Troutswirl did it again. Made me think, that is. (And laugh.)
Is Haiku Poetry? A Quiz appears to have stymied most readers — there are way fewer commenters than usual.
Okay, I admit it. I am also a non-responder. (Don’t you think I write enough already?) But one or two of you guys go say something about it. I know you know a thing or two about haiku by now.
(Don’t panic — you won’t be graded, you can answer as many or as few questions as you want, and most of them don’t have right or wrong answers.)
8 thoughts on “Is Haiku Poetry?”
Here is one of the good questions:
What’s a Basho?
Well, some are kigo, like the sumo tournament (basho)
and some plants
and then one human
I remember someone asking
“Who is Matsuyama?”
I loved your comment on that on troutswirl, Gabi. Very funny.
Thanks so much for visiting here, I have admired your work for a long time. The World Kigo Database is an amazing venture. One of these days I’ll get around to writing the post on kigo I’ve been planning for a long time and your thoughts on the subject will certainly be featured prominently.

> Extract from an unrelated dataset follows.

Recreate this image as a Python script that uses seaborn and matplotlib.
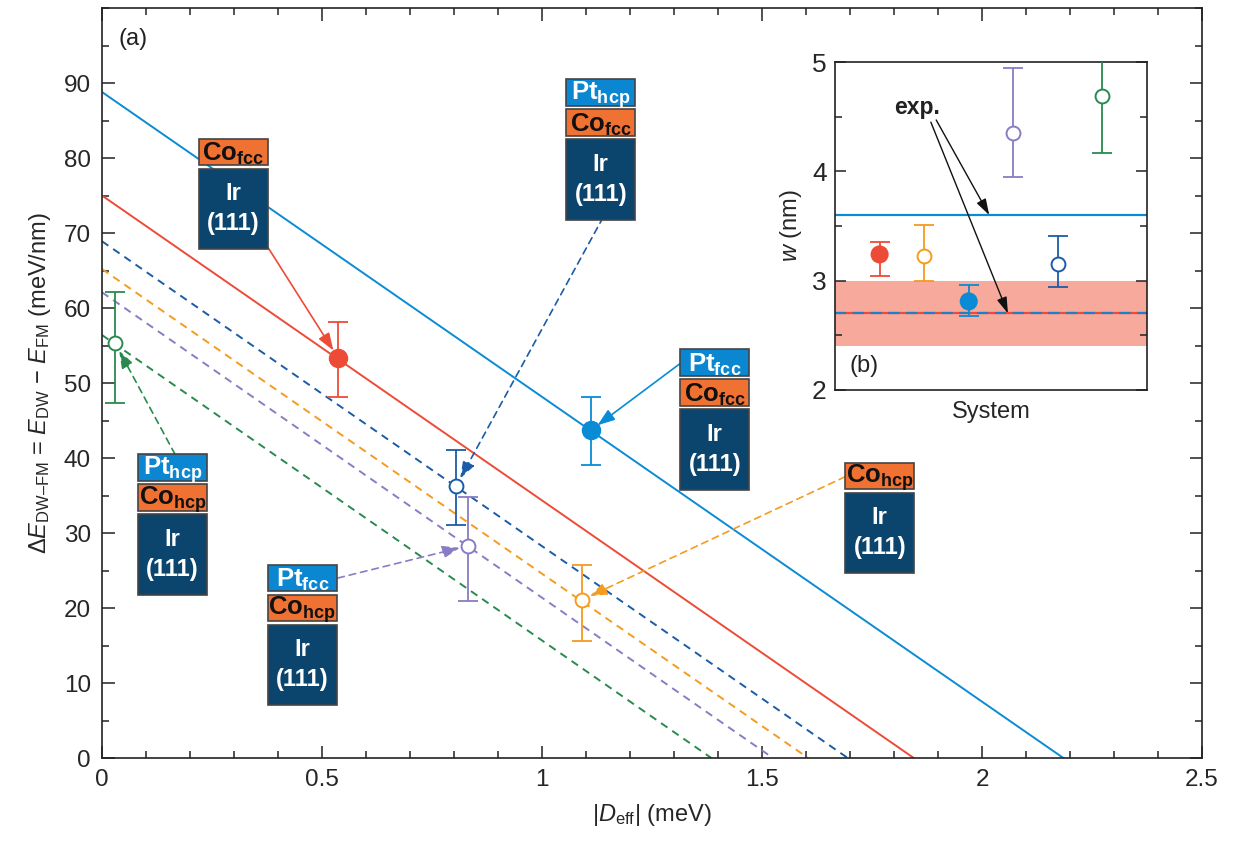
import numpy as np
import pandas as pd
import matplotlib
matplotlib.use('Agg')
import matplotlib.pyplot as plt
import seaborn as sns
from matplotlib.patches import Rectangle
from matplotlib.ticker import MultipleLocator

# ---------------- data ----------------
systems = ['Co_fcc/Ir', 'Co_hcp/Ir', 'Pt_fcc/Co_fcc/Ir', 'Pt_fcc/Co_hcp/Ir',
           'Pt_hcp/Co_fcc/Ir', 'Pt_hcp/Co_hcp/Ir']
colors = ['#EE4B36', '#F59B1E', '#0A8BD6', '#8A7CC4', '#1B5CA8', '#2A8A4E']
filled = [True, False, True, False, False, False]
solid = [True, False, True, False, False, False]
# linear relation Delta E vs |D_eff|: intercept at D=0 and zero crossing
line_y0 = [75.0, 65.2, 88.8, 62.1, 68.9, 56.4]
line_xint = [1.845, 1.605, 2.185, 1.525, 1.695, 1.385]
# computed points
pt_x = [0.536, 1.091, 1.111, 0.832, 0.805, 0.030]
pt_y = [53.4, 21.1, 43.7, 28.3, 36.3, 55.3]
pt_lo = [48.1, 15.6, 39.1, 21.0, 31.1, 47.3]
pt_hi = [58.2, 25.8, 48.1, 34.8, 41.1, 62.2]
# inset: domain wall width w (nm)
w_pos = [1, 2, 3, 4, 5, 6]
w_val = [3.24, 3.23, 2.81, 4.35, 3.15, 4.69]
w_lo = [3.04, 3.00, 2.68, 3.95, 2.94, 4.17]
w_hi = [3.35, 3.51, 2.96, 4.95, 3.41, 5.25]
exp_w_line1 = 3.6
exp_w_line2 = 2.7
exp_band = [2.4, 3.0]
x_ticks = [0, 0.5, 1, 1.5, 2, 2.5]
x_ticklabels = ['0', '0.5', '1', '1.5', '2', '2.5']

# ---------------- style ----------------
sns.set_theme(style='ticks')
plt.rcParams['font.family'] = ['Liberation Sans', 'DejaVu Sans']
plt.rcParams['mathtext.fontset'] = 'custom'
plt.rcParams['mathtext.rm'] = 'Liberation Sans'
plt.rcParams['mathtext.it'] = 'Liberation Sans:italic'
plt.rcParams['mathtext.bf'] = 'Liberation Sans:bold'
plt.rcParams['axes.unicode_minus'] = False

fig = plt.figure(figsize=(12.36, 8.43), dpi=100)
ax = fig.add_axes([0.0825, 0.1008, 0.8900, 0.8897])

for i in range(6):
    df = pd.DataFrame({'D': [0.0, line_xint[i]], 'E': [line_y0[i], 0.0]})
    sns.lineplot(data=df, x='D', y='E', ax=ax, color=colors[i], lw=1.4,
                 linestyle='-' if solid[i] else (0, (4, 3)), zorder=2)

for i in range(6):
    c = colors[i]
    ax.errorbar([pt_x[i]], [pt_y[i]], yerr=[[pt_y[i] - pt_lo[i]], [pt_hi[i] - pt_y[i]]],
                fmt='none', ecolor=c, elinewidth=1.3, capsize=7.5, capthick=1.3, zorder=3)
    if filled[i]:
        ax.plot([pt_x[i]], [pt_y[i]], 'o', ms=13, mfc=c, mec=c, zorder=4)
    else:
        ax.plot([pt_x[i]], [pt_y[i]], 'o', ms=10, mfc='white', mec=c, mew=1.4, zorder=4)

ax.set_xlim(0, 2.5)
ax.set_ylim(0, 100)
ax.set_xticks(x_ticks)
ax.set_xticklabels(x_ticklabels)
ax.xaxis.set_minor_locator(MultipleLocator(0.1))
ax.set_yticks(range(0, 91, 10))
ax.yaxis.set_minor_locator(MultipleLocator(5))
ax.tick_params(which='both', direction='in', top=True, right=True, labelsize=17.5,
               color='#222222', width=1.1)
ax.tick_params(which='major', length=9, pad=8)
ax.tick_params(which='minor', length=5)
for s in ax.spines.values():
    s.set_linewidth(1.2)
    s.set_color('#222222')
ax.set_xlabel(r'|$D_{\rm eff}$| (meV)', fontsize=17, labelpad=8)
ax.set_ylabel(r'$\Delta E_{\rm DW' + '\u2013' + r'FM}$ = $E_{\rm DW}$ ' + '\u2212' +
              r' $E_{\rm FM}$ (meV/nm)', fontsize=17, labelpad=8)
ax.text(0.038, 95.9, '(a)', fontsize=17, va='center', ha='left', color='#222222')

# ---------------- layer stacks ----------------
PT_C, CO_C, IR_C = '#0A87D0', '#F07232', '#0B446C'
BW, TH, GAP, IRH = 0.157, 3.55, 0.45, 10.7


def stack(xl, top, layers):
    y = top
    for name, sub in layers:
        if name == 'Ir':
            h, fc, tc = IRH, IR_C, 'white'
        elif name == 'Pt':
            h, fc, tc = TH, PT_C, 'white'
        else:
            h, fc, tc = TH, CO_C, '#111111'
        ax.add_patch(Rectangle((xl, y - h), BW, h, facecolor=fc, edgecolor='#444444',
                               lw=1.2, zorder=6))
        if name == 'Ir':
            ax.text(xl + BW / 2, y - h / 2, 'Ir\n(111)', color=tc, ha='center', va='center',
                    fontsize=17, fontweight='bold', linespacing=1.4, zorder=7)
        else:
            ax.text(xl + BW / 2, y - h / 2 - 0.25,
                    r'$\mathbf{%s}_{\mathbf{%s}}$' % (name, sub), color=tc,
                    ha='center', va='center', fontsize=18.5, zorder=7)
        y = y - h - GAP


stack(0.220, 82.6, [('Co', 'fcc'), ('Ir', '')])
stack(1.055, 90.5, [('Pt', 'hcp'), ('Co', 'fcc'), ('Ir', '')])
stack(1.314, 54.5, [('Pt', 'fcc'), ('Co', 'fcc'), ('Ir', '')])
stack(1.689, 39.4, [('Co', 'hcp'), ('Ir', '')])
stack(0.082, 40.5, [('Pt', 'hcp'), ('Co', 'hcp'), ('Ir', '')])
stack(0.377, 25.8, [('Pt', 'fcc'), ('Co', 'hcp'), ('Ir', '')])

# arrows from stacks to points (index into data arrays)
arrow_from = {0: (0.377, 68.1), 4: (1.139, 72.1), 2: (1.314, 52.6),
              1: (1.689, 37.5), 5: (0.166, 40.5), 3: (0.536, 24.0)}
for i, (sx, sy) in arrow_from.items():
    ax.annotate('', xy=(pt_x[i], pt_y[i]), xytext=(sx, sy),
                arrowprops=dict(arrowstyle='-|>,head_length=0.7,head_width=0.25',
                                color=colors[i], lw=1.2,
                                linestyle='-' if solid[i] else (0, (4, 3)),
                                shrinkA=0, shrinkB=6, mutation_scale=15),
                zorder=5)

# ---------------- inset ----------------
ax2 = fig.add_axes([0.6756, 0.5374, 0.2524, 0.389])
ax2.axhspan(exp_band[0], exp_band[1], color='#F7A99C', lw=0, zorder=0)
ax2.axhline(exp_w_line1, color=colors[2], lw=1.6, zorder=1)
ax2.axhline(exp_w_line2, color=colors[0], lw=1.6, zorder=1)
ax2.axhline(exp_w_line2, color='#1B7FCC', lw=1.6, ls=(0, (5, 3)), zorder=1)

wdf = pd.DataFrame({'pos': w_pos, 'w': w_val, 'sys': systems})
for i in range(6):
    c = colors[i]
    ax2.errorbar([w_pos[i]], [w_val[i]], yerr=[[w_val[i] - w_lo[i]], [w_hi[i] - w_val[i]]],
                 fmt='none', ecolor=c, elinewidth=1.3, capsize=7.5, capthick=1.3, zorder=3)
sub = wdf[pd.Series(filled)]
sns.scatterplot(data=sub, x='pos', y='w', hue='sys',
                palette=[colors[i] for i in range(6) if filled[i]], s=170,
                edgecolor='none', legend=False, ax=ax2, zorder=4)
open_idx = [i for i in range(6) if not filled[i]]
for i in open_idx:
    ax2.plot([w_pos[i]], [w_val[i]], 'o', ms=10, mfc='white', mec=colors[i], mew=1.4, zorder=4)

ax2.set_xlim(0, 7)
ax2.set_ylim(2, 5)
ax2.set_xticks([])
ax2.yaxis.set_major_locator(MultipleLocator(1))
ax2.yaxis.set_minor_locator(MultipleLocator(0.5))
ax2.tick_params(which='both', direction='in', right=True, labelsize=19, color='#222222',
                width=1.1)
ax2.tick_params(which='major', length=8, pad=6)
ax2.tick_params(which='minor', length=5)
for s in ax2.spines.values():
    s.set_linewidth(1.2)
    s.set_color('#222222')
ax2.set_xlabel('System', fontsize=17, labelpad=8)
ax2.set_ylabel(r'$w$ (nm)', fontsize=17, labelpad=6)
ax2.text(0.33, 2.22, '(b)', fontsize=17, va='center', ha='left', color='#222222')
ax2.text(1.84, 4.58, 'exp.', fontsize=16.5, fontweight='bold', ha='center', va='center',
         color='#222222')
ax2.annotate('', xy=(3.46, exp_w_line1), xytext=(2.27, 4.47),
             arrowprops=dict(arrowstyle='-|>,head_length=0.7,head_width=0.22', color='#111111',
                             lw=1.0, shrinkA=0, shrinkB=0, mutation_scale=14))
ax2.annotate('', xy=(3.88, exp_w_line2), xytext=(2.15, 4.45),
             arrowprops=dict(arrowstyle='-|>,head_length=0.7,head_width=0.22', color='#111111',
                             lw=1.0, shrinkA=0, shrinkB=0, mutation_scale=14))

fig.savefig('out.png', dpi=100)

Yeah, I didn’t respond either, though I really enjoyed reading it. I think that I’d have to say that haiku is poetry, yeah, it is.
I agree, Ash. Though I think the intellectual exercise of trying to decide why is interesting …
I tried it myself by asking a question: Ok, what is haiku not?
If it’s not prose, it’s not a speech, it’s not a letter, it’s not an essay, it’s not a report, it’s not a cook book or a manual, it’s not a joke….it’s got to be a poem.
I love your logic, Ash! Poetry as a diagnosis of exclusion.
Because it responds to many writing rules, I would say it is poetry. That is the form and how it is written, according to the Japenese traditions of poetry feelings and expression.
However, it is rarely Parnassian poetry such as many people consider poetry is (the young girl and its small lambs, for instance). It has a third line that conludes the content and that is more in relation with subtility, spiritual work.
So, to oppose Ashley, I argue that it can be an essay, a letter, a piece of news because it speaks of something, and that something concludes some inherent content!
Because of the kigo, it develops a theme around a season, and there, a whole seasonal scene is developped and comes to a conclusion. Then, I see this as poetry in its role of sharing, of bringing matter to the others. So, why not a report, why not a mathematical experience?
Thanks for your thoughts, Claire. I’m glad to hear from a new voice!
I too would agree that haiku can fulfill many roles … but I do think it is also poetry nonetheless. Other poetry also aims to share experience with the reader, and can be seen in the light of “an essay, a letter, a piece of news” (lovely way to think of poetry, by the way) — I don’t think haiku is unique in this.